Though James did not attend the tournament, two of his close friends did; Chris Paul and James’s former teammate Mike Miller each watched Bronny play. At one game, Paul sat next to James’s wife, Savannah, and the couple’s young daughter in a corner of the gym that was near an exit and well fortified by security guards. Bronny’s grandmother and other members of the family circle watched, too.
(One of Bronny’s games last summer had to be shut down because of a fan who was heckling James, which may have explained why there was also a security guard stationed on the Strive for Greatness bench.)
“He’s been well prepared for this — as well as anyone can,” Miller said. “It’s been a group effort, by his mom, his grandmother, the whole family.”

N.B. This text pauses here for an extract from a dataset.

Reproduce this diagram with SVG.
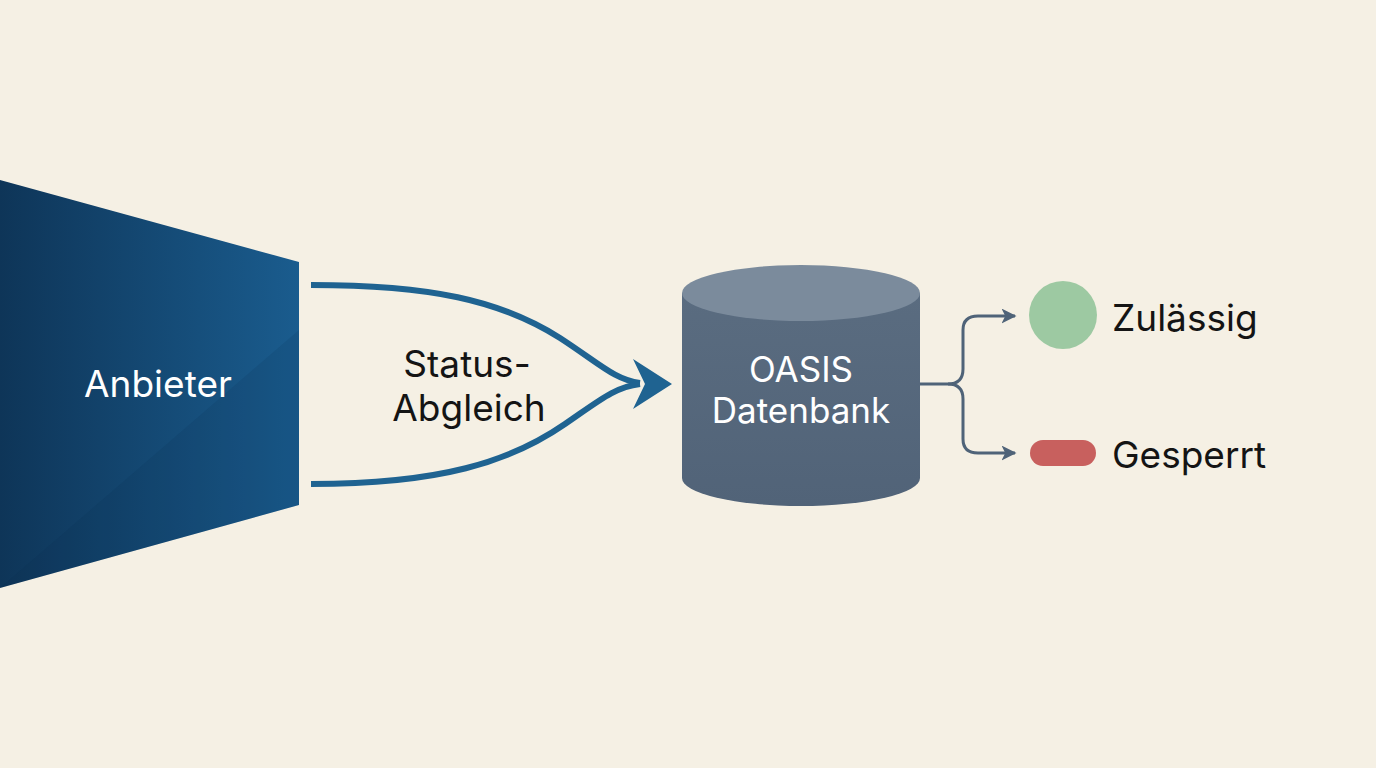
<svg xmlns="http://www.w3.org/2000/svg" width="1376" height="768" viewBox="0 0 1376 768">
<defs>
<linearGradient id="gTrap" x1="0" y1="0" x2="1" y2="0">
<stop offset="0" stop-color="#0e3558"/>
<stop offset="1" stop-color="#1a5c8e"/>
</linearGradient>
<linearGradient id="gBody" x1="0" y1="0" x2="0" y2="1">
<stop offset="0" stop-color="#5a6c80"/>
<stop offset="1" stop-color="#516378"/>
</linearGradient>
<marker id="arrS" viewBox="0 0 10 10" refX="9" refY="5" markerWidth="5" markerHeight="5" orient="auto" markerUnits="strokeWidth">
<path d="M0,0 L10,5 L0,10 L2.5,5 Z" fill="#4f6378"/>
</marker>
<style>
.lbl{font-family:"Inter","Liberation Sans",sans-serif;font-size:37px;}
.db{font-size:35px;}
.dark{fill:#141414;}
.white{fill:#ffffff;}
.flow{fill:none;stroke:#1f6391;stroke-width:6;stroke-linecap:butt;}
.branch{fill:none;stroke:#4f6378;stroke-width:3;}
</style>
</defs>
<rect width="1376" height="768" fill="#f5f0e4"/>
<g id="anbieter">
<polygon points="0,180 299,262 299,505 0,588" fill="url(#gTrap)"/>
<polygon points="0,588 299,330 299,505" fill="#0b2d4d" opacity="0.12"/>
<text class="lbl white" x="158" y="397" text-anchor="middle">Anbieter</text>
</g>
<g id="connectors">
<path class="flow" d="M311,285 C430,285 500,300 560,338 C600,364 615,380 640,383"/>
<path class="flow" d="M311,484 C440,484 510,462 565,424 C600,400 615,387 640,384"/>
<path d="M672,384 L633,359 L645,384 L633,409 Z" fill="#1f6391"/>
<path class="branch" d="M920,384 L948,384 Q963,384 963,369 L963,330 Q963,316 978,316 L1015,316" marker-end="url(#arrS)"/>
<path class="branch" d="M948,384 Q963,384 963,399 L963,439 Q963,453 978,453 L1015,453" marker-end="url(#arrS)"/>
</g>
<g id="status-label">
<text class="lbl dark" x="467" y="377" text-anchor="middle">Status-</text>
<text class="lbl dark" x="469" y="421" text-anchor="middle">Abgleich</text>
</g>
<g id="oasis">
<path d="M682,293 L682,478 A119,28 0 0 0 920,478 L920,293 Z" fill="url(#gBody)"/>
<ellipse cx="801" cy="293" rx="119" ry="28" fill="#7b8b9c"/>
<text class="lbl db white" x="801" y="382" text-anchor="middle">OASIS</text>
<text class="lbl db white" x="801" y="423" text-anchor="middle">Datenbank</text>
</g>
<g id="zulaessig">
<circle cx="1063" cy="315" r="34" fill="#9dc9a2"/>
<text class="lbl dark" x="1112" y="331">Zulässig</text>
</g>
<g id="gesperrt">
<rect x="1030" y="440" width="66" height="26" rx="13" fill="#c8605e"/>
<text class="lbl dark" x="1112" y="468">Gesperrt</text>
</g>
</svg>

Bronny, who is listed as 6-foot-2, resembles his father in many ways: his smile, facial expressions and slightly duckfooted gait are familiar — as are his pass-first sensibilities, which is a largely recessive trait in the grass-roots basketball world. And yet there are signs that he is his own young man — his tinted hair is grown out more than his father’s ever has been, he wears the uniform No. 0 (not his father’s 23 or 6), and he can skillfully juggle a basketball with his feet.
In this orbit, Bronny is more complementary player than chosen one. Though his jump shot is much more refined than his father’s at a similar age, his physical gifts are playing catch-up with many of the elite players his age.
James lamented last year that he had passed his name on to his eldest child, though his intentions were honorable. “When I was younger, I didn’t have a dad,” he said on “The Shop,” his HBO show. “So my whole thing was like, whenever I have a kid, not only is he going to be a Junior, I’m going to do everything that this man didn’t do.”